The IE border-spacing workaround (19/07/2012

Everyone knows these two HTML table tag attributes: cellpadding and cellspacing. And everyone hates the annoying necessity of these attributes in the CSS era. Well, developers, who has looked after what's up now about this issue, have learned that fortunately the cellpadding attribute is safely substitutable with the padding value of the table cells.

But what about cellspacing?

Cellspacing can also be omitted if you work with the border-collapsing model, because IE supports this model in CSS. (Or maybe not; we'll come back to this later.) Anyway, just put border-collapse: collapse in your table's style, and all the space between your table cells will be gone, and the adjacent borders will collapse to one simple border.

(For those of you who didn't fully get the picture, here is a nice illustration of the two border models.)

Problems will arise when you want to use the separated borders model. In this mode the CSS engine (browser) is expected to apply the td border styles separatedly to every single table cell, just as these were simple divs. We can think of this as the normal behaviour, and the collapsing model as a special case, if only because that the former is the initial (default) value in the CSS specs. When you're in the 'separate' model, you can control the space between your table cells with the border-spacing value of the table. You can set the horizontal and the vertical spacing.

But the problem is that IE doesn't support the CSS border-spacing attribute. Instead it puts a fixed 2px space between the cells. This is the point, where normally a developer gives up, becomes a bit melancholy, and puts back the cellspacing attribute into the HTML code. The conclusion: cellspacing can't be controlled by CSS (cross-browser).
 

Some good news

However, there is some consolation: generally you don't need that. Usually we only need to eliminate that bad looking space between the cells, and this can be achieved by CSS, even in IE. And the good news is that not only in the 'collapse' model but even in the separated!



Say, we want a table, in which all table rows have a red 1px bottom border, and a pink 1px top border (we want it to look a bit like buttons). 'Collapse' model is not an option now. This is a situation, where we have to use the 'separate' model with 0-width border-spacing between the cells.



For this the standard CSS code is as follows:


table {
border-collapse: separate;
}

td {
border-top: 1px solid red;
border-bottom: 1px solid pink;
}

It works in the standard compliant browsers, but what about IE?

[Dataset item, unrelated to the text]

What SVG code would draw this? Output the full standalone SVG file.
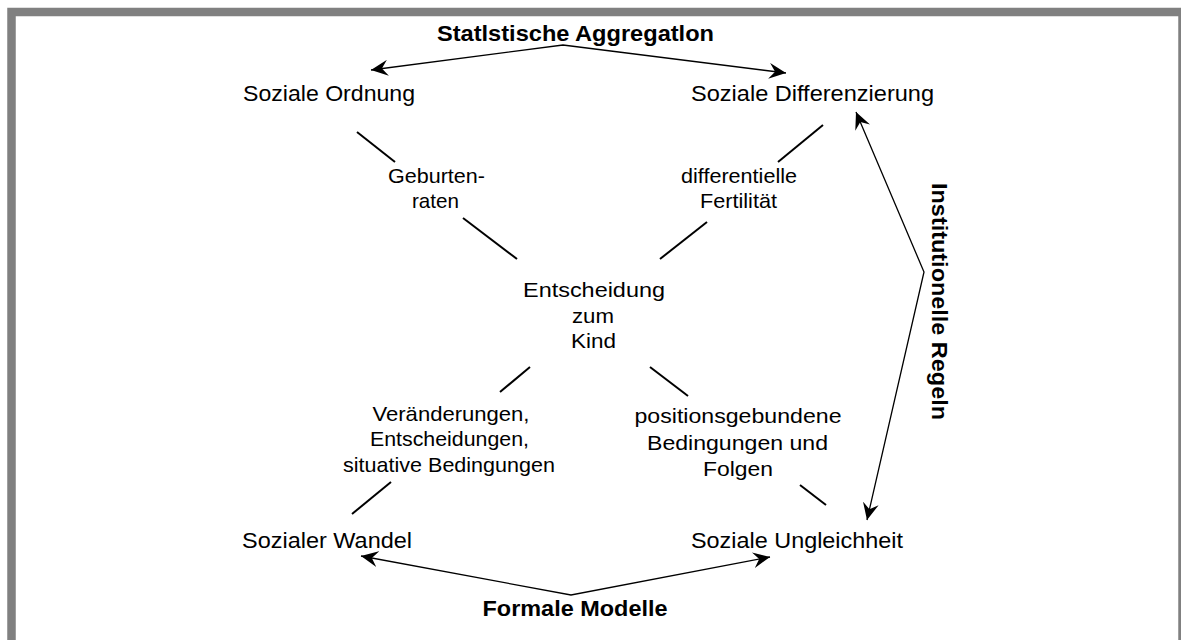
<svg xmlns="http://www.w3.org/2000/svg" width="1181" height="640" viewBox="0 0 1181 640">
<style>
  text { font-family: "Liberation Sans", Arial, sans-serif; fill: #000; text-anchor: middle; }
  .n { font-size: 22.5px; }
  .l { font-size: 21px; }
  .b { font-size: 22.5px; font-weight: bold; }
  .seg { stroke: #000; stroke-width: 2; fill: none; }
  .arr { stroke: #000; stroke-width: 1.3; fill: none; marker-start: url(#ah); marker-end: url(#ah); }
</style>
<defs>
  <marker id="ah" viewBox="0 0 17 16" refX="17" refY="8" markerWidth="17" markerHeight="16" markerUnits="userSpaceOnUse" orient="auto-start-reverse">
    <path d="M17,8 L0,0 L6,8 L0,16 Z" fill="#000"/>
  </marker>
</defs>
<rect x="0" y="0" width="1181" height="640" fill="#fff"/>
<rect id="frame" x="11.5" y="12" width="1171" height="700" fill="#fff" stroke="#808080" stroke-width="8.5"/>

<g id="connectors">
  <polyline class="arr" points="371,70 563,45 786,73"/>
  <polyline class="arr" points="856,112 924,272 867,520"/>
  <polyline class="arr" points="361,556 571,595 770,557"/>
  <line class="seg" x1="357" y1="132" x2="395" y2="162"/>
  <line class="seg" x1="463" y1="218" x2="517" y2="259"/>
  <line class="seg" x1="823" y1="125" x2="778" y2="162"/>
  <line class="seg" x1="707" y1="222" x2="660" y2="259"/>
  <line class="seg" x1="530" y1="367" x2="500" y2="392"/>
  <line class="seg" x1="650" y1="367" x2="688" y2="396"/>
  <line class="seg" x1="391" y1="482" x2="352" y2="514"/>
  <line class="seg" x1="800" y1="485" x2="826" y2="505"/>
</g>

<g id="label-statistische-aggregation">
  <text class="b" x="575.5" y="41" textLength="277" lengthAdjust="spacingAndGlyphs">Statlstische Aggregatlon</text>
</g>
<g id="node-soziale-ordnung">
  <text class="n" x="329" y="101" textLength="172" lengthAdjust="spacingAndGlyphs">Soziale Ordnung</text>
</g>
<g id="node-soziale-differenzierung">
  <text class="n" x="812.5" y="101" textLength="243" lengthAdjust="spacingAndGlyphs">Soziale Differenzierung</text>
</g>
<g id="label-geburtenraten">
  <text class="l" x="436.5" y="183" textLength="97" lengthAdjust="spacingAndGlyphs">Geburten-</text>
  <text class="l" x="435.5" y="208" textLength="47" lengthAdjust="spacingAndGlyphs">raten</text>
</g>
<g id="label-differentielle-fertilitaet">
  <text class="l" x="739" y="183" textLength="116" lengthAdjust="spacingAndGlyphs">differentielle</text>
  <text class="l" x="738.5" y="208" textLength="77" lengthAdjust="spacingAndGlyphs">Fertilität</text>
</g>
<g id="node-entscheidung">
  <text class="l" x="594" y="297" textLength="142" lengthAdjust="spacingAndGlyphs">Entscheidung</text>
  <text class="l" x="593" y="322.5" textLength="42" lengthAdjust="spacingAndGlyphs">zum</text>
  <text class="l" x="593.5" y="348" textLength="45" lengthAdjust="spacingAndGlyphs">Kind</text>
</g>
<g id="label-veraenderungen">
  <text class="l" x="451" y="421" textLength="157" lengthAdjust="spacingAndGlyphs">Veränderungen,</text>
  <text class="l" x="449.5" y="446" textLength="159" lengthAdjust="spacingAndGlyphs">Entscheidungen,</text>
  <text class="l" x="449" y="471.5" textLength="212" lengthAdjust="spacingAndGlyphs">situative Bedingungen</text>
</g>
<g id="label-positionsgebundene">
  <text class="l" x="738" y="423" textLength="207" lengthAdjust="spacingAndGlyphs">positionsgebundene</text>
  <text class="l" x="737.5" y="449.5" textLength="181" lengthAdjust="spacingAndGlyphs">Bedingungen und</text>
  <text class="l" x="738" y="476" textLength="70" lengthAdjust="spacingAndGlyphs">Folgen</text>
</g>
<g id="node-sozialer-wandel">
  <text class="n" x="327" y="548" textLength="170" lengthAdjust="spacingAndGlyphs">Sozialer Wandel</text>
</g>
<g id="node-soziale-ungleichheit">
  <text class="n" x="797" y="548" textLength="212" lengthAdjust="spacingAndGlyphs">Soziale Ungleichheit</text>
</g>
<g id="label-formale-modelle">
  <text class="b" x="575" y="616" textLength="185" lengthAdjust="spacingAndGlyphs">Formale Modelle</text>
</g>
<g id="label-institutionelle-regeln">
  <text class="b" transform="translate(932,301.5) rotate(90)" x="0" y="0" textLength="237" lengthAdjust="spacingAndGlyphs">Institutionelle Regeln</text>
</g>
</svg>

That's a Feature, Not a Bug

Thankfully, IE is so buggy, that one bug helps to fix an other. So, what to do if I want to achieve a zero-spacing separating model? Exploit the bugs in the collapsing model! IE's border collapsing works fine, but magically gets switched off, if you give a 'position: relative' style to the table cells. If you do this, the browser jumps back to the

separated model, width 0 cellspacing

! Thx, Mr. Bug.


table {
border-collapse: separate;
border-spacing: 0;
*border-collapse: collapse; /* hack is needed for IE7 also */
}

td {
border-top: 1px solid red;
border-bottom: 1px solid pink;
*position: relative;
}

This way, you don't need any of those ugly HTML tag attributes, while working in either a collapsed, or a 0-cellspacing separated borders model. Have fun!



UPDATE

knakts noted in his comment that this workaround provides solution only to those cases in which the border-spacing value is zero. And I felt sympathy for him/her. Thus, as a matter of urgency, I researched another workaround, which brings us closer to the heaven.



Here it is:


table {
border-collapse: separate;
border-spacing: 5px;
*border-collapse: expression('separate', cellSpacing = '5px'); /* <=== THIS IS REALLY A MAGIC */
}

Still not perfect, because you can't differentiate vertical and horizontal spacing, but, as I said, one small step to the happiness.